Undang-Undang Nomor 11 Tahun 2009 tentang Kesejahteraan Sosial mendefinisikan kesejahteraan sosial merupakan kondisi terpenuhinya kebutuhan material, spiritual, dan sosial warga negara agar dapat hidup layak dan mampu mengembangkan diri sehingga dapat melaksanakan fungsi sosialnya. Tuntutan atas tiga kluster kebutuhan tersebut diuraikan melalui urusan pemerintah daerah yang terdiri dari urusan pemerintahan wajib berkaitan pelayanan dasar dan urusan pemerintahan yang tidak berkaitan pelayanan dasar.

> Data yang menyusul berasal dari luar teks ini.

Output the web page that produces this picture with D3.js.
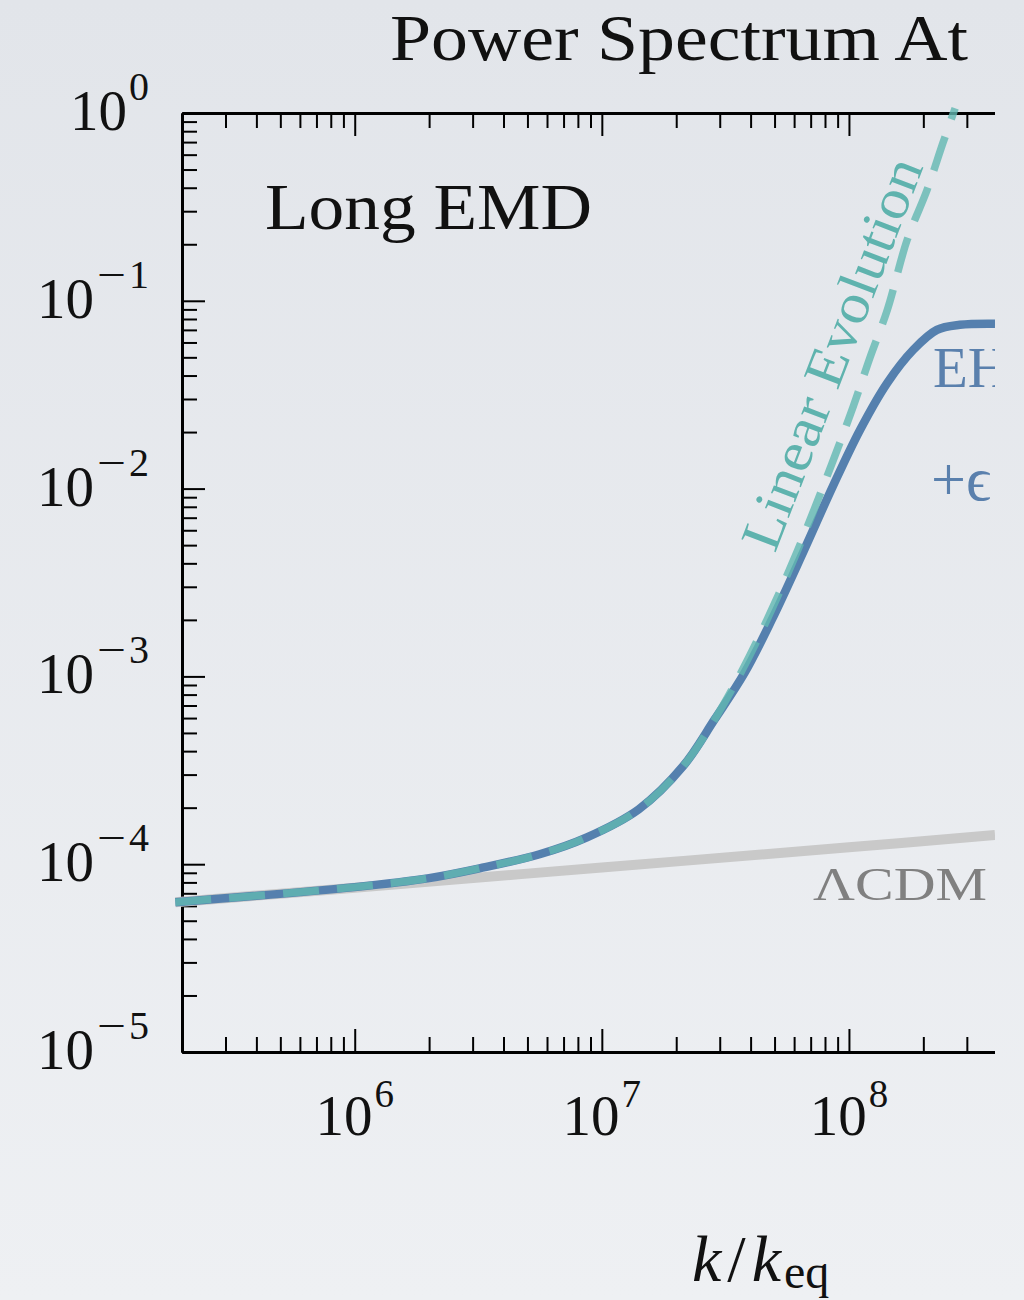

Optimalisasi penyelenggaraan kedua urusan tentu bermuara pada peningkatan kesejahteraan dan resiprokal dengan penurunan tingkat kriminalitas.
Peran Pemerintah Daerah (Sebuah Gagasan)
Mengoptimalkan peran pemerintah daerah memiliki sejumlah nilai kemanfaatan. Selain atensi dari berbagai lintas instansi kedinasan, pemanfaatan ruang-ruang publik sebagai sarana pelaksanaan pidana maupun tindakan dalam konteks keadilan restoratif juga semakin variatif.
Pelaku Anak yang memungkinkan untuk dijatuhi pidana pembinaan di luar lembaga maupun pelayanan masyarakat dapat diarahkan pada pengabdian di sejumlah sarana fasilitas umum seperti rumah ibadah maupun sejumlah panti sosial. Sehingga putusan pidana tidak hanya bergelut pada Lembaga Pembinaan Khusus Anak (LPKA). Begitu pula putusan tindakan. Pemerintah dapat menindaklanjuti dengan bertanggung jawab atas kewajiban pemenuhan pendidikan formal terhadap anak bersangkutan.
Selain sebagai sarana alternatif pemidanaan, gerakan kolektif yang dikomando oleh Pemerintah Daerah juga dapat mengukur potensi kejahatan di sejumlah wilayah khususnya kawasan perkotaan. Keberagaman populasi etnis, subkultur, pembagian kerja, dan faktor penghasilan memiliki tendensi menghasilkan kawasan kumuh (slum area) di lingkup perkotaan.
Blumer dalam risetnya Institutionalization, Diversity, and Rise of Sociological Research sejak 1984 telah mengultimatum bahwa kawasan kumuh sangat potensial menghasilkan kejahatan karena ada benturan antara ekspektasi dan upaya dalam memenuhi harapan. Hal ini juga dikuatkan oleh penelitian Rio Tutrianto dalam jurnalnya bertajuk Munculnya Wilayah Kejahatan di Perkotaan (Studi pada Kota Pekanbaru) (2018). Bahkan dalam penelitian Tutrianto, kedekatan dengan pasar tradisional juga menjadi variabel yang mempengaruhi tingkat kriminalitas.
Keterlibatan pemerintah daerah dalam penanggulangan kejahatan, setidaknya mampu memberikan deteksi dini sebelum subkultur delinkuen semakin berkembang. Informasi dapat diperoleh melalui koordinasi secara berkala dengan Balai Pemasyarakatan (Bapas) sebagai pranata yang melaksanakan fungsi Penelitian Kemasyaarakatan (Litmas) dan didukung informasi dari institusi penegak hukum yang lain.
Langkah penanganan pun dapat ditindaklanjuti melalui peran camat yang dikonsolidasikan dengan Bhabinkamtibmas dan juga Babinsa. Akan tetapi, motor penggerak harus tetap berada di pundak pengurus rumah ibadah atas tanggung jawab perbaikan moral umat lingkungan sekitar. Bila semua menjalankan fungsi masing-masing secara harmoni, maka tak ada lagi narasi Kampung Texas maupun Kampung Narkoba yang membudaya secara akut.